In the records below, find the line containing "Recreate this image" and the line containing "ld_y = [770, 2600]". Give again exactly those lines and every line between them, omitting the pictures.

Records excerpted from a collection

* begin *

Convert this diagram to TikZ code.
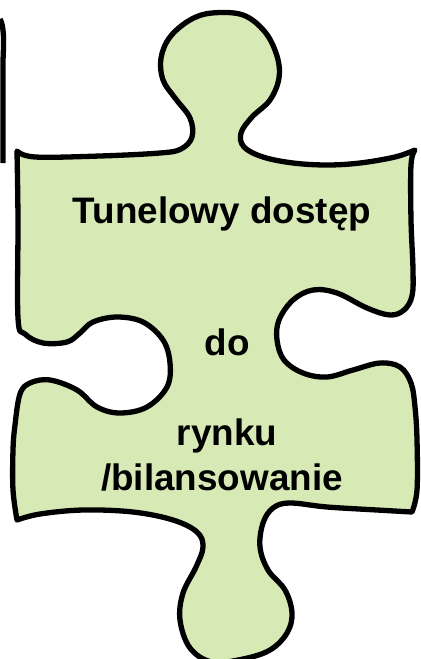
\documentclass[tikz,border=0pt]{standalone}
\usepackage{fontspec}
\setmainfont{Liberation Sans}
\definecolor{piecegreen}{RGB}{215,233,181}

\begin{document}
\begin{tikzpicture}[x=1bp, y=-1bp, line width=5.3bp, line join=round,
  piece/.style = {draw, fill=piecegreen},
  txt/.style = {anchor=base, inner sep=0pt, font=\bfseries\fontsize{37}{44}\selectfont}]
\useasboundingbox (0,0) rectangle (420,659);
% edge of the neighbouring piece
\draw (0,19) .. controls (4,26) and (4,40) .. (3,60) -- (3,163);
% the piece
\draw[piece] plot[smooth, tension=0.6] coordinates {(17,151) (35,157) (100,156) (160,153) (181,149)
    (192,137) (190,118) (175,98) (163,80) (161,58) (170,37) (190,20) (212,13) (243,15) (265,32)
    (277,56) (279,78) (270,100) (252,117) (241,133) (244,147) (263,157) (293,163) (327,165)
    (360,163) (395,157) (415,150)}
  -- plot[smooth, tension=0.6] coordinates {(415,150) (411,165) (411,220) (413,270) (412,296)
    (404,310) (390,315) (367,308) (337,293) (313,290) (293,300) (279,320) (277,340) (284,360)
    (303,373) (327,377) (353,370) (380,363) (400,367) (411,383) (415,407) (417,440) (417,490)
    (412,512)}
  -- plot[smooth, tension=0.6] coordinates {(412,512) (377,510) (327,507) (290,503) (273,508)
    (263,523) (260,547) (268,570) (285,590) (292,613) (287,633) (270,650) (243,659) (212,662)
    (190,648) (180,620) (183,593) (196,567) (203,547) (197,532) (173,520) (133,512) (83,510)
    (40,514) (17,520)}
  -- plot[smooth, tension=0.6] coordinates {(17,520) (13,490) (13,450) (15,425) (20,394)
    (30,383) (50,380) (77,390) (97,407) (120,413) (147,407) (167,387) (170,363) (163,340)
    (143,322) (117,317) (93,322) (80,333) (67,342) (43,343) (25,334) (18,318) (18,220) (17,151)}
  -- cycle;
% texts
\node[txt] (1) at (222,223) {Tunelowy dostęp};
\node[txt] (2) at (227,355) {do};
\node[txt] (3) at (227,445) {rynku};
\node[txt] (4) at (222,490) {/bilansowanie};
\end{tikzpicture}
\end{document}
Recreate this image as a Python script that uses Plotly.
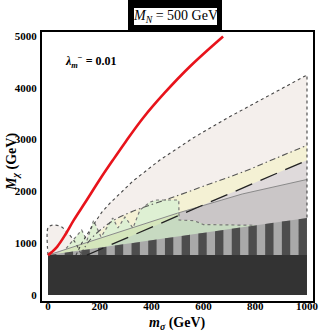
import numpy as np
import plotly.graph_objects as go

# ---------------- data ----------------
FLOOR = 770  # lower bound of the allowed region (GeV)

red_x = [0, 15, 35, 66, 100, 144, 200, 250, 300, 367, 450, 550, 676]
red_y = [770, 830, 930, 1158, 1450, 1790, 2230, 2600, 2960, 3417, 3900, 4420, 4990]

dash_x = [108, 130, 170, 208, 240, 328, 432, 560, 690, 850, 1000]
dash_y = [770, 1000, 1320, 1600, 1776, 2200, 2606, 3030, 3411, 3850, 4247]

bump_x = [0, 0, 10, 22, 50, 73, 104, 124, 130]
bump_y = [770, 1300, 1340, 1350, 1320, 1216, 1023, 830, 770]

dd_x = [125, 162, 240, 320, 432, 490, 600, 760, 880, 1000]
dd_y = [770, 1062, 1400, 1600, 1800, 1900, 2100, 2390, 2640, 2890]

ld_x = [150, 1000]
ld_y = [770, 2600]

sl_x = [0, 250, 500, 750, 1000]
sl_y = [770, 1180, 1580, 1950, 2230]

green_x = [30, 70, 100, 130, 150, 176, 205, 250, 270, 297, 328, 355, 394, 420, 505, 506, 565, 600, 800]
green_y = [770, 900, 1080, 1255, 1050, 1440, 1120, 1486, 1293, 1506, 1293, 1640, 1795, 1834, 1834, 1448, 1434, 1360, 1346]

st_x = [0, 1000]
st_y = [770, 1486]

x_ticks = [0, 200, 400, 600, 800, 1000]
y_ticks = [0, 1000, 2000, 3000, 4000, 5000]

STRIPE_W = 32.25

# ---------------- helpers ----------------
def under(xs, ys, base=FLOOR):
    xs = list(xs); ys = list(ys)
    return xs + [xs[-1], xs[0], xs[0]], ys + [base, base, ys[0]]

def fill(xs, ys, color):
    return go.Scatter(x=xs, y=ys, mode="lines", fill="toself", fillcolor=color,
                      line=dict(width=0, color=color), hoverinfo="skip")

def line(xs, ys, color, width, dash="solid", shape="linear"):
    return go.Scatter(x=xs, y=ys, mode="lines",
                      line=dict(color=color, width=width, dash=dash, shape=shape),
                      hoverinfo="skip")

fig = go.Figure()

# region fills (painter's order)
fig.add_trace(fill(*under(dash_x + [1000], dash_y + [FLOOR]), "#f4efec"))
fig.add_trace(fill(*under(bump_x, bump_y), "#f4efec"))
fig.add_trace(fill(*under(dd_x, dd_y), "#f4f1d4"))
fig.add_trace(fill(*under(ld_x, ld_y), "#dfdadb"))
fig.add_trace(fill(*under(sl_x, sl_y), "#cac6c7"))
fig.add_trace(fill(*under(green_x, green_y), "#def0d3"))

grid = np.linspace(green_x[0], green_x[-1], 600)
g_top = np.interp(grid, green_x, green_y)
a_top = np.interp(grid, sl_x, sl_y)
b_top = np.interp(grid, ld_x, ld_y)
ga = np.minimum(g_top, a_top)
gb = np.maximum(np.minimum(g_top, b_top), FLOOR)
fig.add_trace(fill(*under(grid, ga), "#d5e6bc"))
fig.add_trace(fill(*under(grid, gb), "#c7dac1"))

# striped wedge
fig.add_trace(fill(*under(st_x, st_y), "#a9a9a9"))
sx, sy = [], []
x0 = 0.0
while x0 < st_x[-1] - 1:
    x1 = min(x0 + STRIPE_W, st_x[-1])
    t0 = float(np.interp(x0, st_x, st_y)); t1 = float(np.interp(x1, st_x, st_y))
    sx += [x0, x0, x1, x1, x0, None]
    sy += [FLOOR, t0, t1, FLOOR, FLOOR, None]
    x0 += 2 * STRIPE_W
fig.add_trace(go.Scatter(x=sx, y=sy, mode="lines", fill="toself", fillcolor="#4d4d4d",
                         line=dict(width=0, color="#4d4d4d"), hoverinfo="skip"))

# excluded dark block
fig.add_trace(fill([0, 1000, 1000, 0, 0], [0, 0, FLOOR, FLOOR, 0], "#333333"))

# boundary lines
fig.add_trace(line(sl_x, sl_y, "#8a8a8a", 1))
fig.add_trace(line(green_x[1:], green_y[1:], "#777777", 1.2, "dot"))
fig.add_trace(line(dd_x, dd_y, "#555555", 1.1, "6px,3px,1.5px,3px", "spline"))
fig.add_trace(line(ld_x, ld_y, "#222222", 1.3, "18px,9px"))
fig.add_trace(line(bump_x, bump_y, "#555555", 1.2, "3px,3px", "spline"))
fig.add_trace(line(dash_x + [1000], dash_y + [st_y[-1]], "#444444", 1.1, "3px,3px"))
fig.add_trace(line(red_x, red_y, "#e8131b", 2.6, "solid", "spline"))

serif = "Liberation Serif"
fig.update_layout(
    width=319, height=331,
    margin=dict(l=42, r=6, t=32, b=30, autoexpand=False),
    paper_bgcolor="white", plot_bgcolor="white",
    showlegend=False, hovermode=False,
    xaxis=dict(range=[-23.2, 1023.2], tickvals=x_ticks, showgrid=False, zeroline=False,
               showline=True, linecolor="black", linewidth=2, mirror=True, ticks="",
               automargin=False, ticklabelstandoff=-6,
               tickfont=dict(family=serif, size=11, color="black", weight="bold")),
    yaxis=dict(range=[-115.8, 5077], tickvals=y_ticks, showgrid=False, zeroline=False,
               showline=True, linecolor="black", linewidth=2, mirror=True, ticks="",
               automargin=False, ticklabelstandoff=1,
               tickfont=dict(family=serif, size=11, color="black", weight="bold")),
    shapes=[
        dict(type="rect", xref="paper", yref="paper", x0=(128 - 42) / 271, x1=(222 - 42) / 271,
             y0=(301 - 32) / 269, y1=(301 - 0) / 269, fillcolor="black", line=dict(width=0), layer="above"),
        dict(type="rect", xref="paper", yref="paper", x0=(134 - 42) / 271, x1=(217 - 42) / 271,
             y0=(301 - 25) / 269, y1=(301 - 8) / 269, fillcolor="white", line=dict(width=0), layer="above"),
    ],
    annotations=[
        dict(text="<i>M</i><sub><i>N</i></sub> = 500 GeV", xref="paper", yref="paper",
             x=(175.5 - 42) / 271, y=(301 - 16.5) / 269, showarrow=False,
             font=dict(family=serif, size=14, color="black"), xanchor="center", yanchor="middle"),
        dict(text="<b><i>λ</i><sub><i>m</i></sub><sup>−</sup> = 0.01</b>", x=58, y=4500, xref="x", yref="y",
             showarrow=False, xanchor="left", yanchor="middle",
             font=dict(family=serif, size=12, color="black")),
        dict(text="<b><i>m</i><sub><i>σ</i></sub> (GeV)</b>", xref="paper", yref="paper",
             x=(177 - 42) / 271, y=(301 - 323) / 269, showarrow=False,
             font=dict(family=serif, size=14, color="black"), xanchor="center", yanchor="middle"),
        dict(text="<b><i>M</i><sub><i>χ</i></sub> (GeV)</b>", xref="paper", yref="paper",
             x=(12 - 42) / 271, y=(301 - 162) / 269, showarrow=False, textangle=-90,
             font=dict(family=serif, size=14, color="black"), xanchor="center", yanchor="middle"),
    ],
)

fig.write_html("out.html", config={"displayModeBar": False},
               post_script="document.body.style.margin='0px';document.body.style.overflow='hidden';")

* end *

> _Exercise answer_
Recreate this image as a Python script that uses Plotly.
import numpy as np
import plotly.graph_objects as go

# ---------------- data ----------------
FLOOR = 770  # lower bound of the allowed region (GeV)

red_x = [0, 15, 35, 66, 100, 144, 200, 250, 300, 367, 450, 550, 676]
red_y = [770, 830, 930, 1158, 1450, 1790, 2230, 2600, 2960, 3417, 3900, 4420, 4990]

dash_x = [108, 130, 170, 208, 240, 328, 432, 560, 690, 850, 1000]
dash_y = [770, 1000, 1320, 1600, 1776, 2200, 2606, 3030, 3411, 3850, 4247]

bump_x = [0, 0, 10, 22, 50, 73, 104, 124, 130]
bump_y = [770, 1300, 1340, 1350, 1320, 1216, 1023, 830, 770]

dd_x = [125, 162, 240, 320, 432, 490, 600, 760, 880, 1000]
dd_y = [770, 1062, 1400, 1600, 1800, 1900, 2100, 2390, 2640, 2890]

ld_x = [150, 1000]
ld_y = [770, 2600]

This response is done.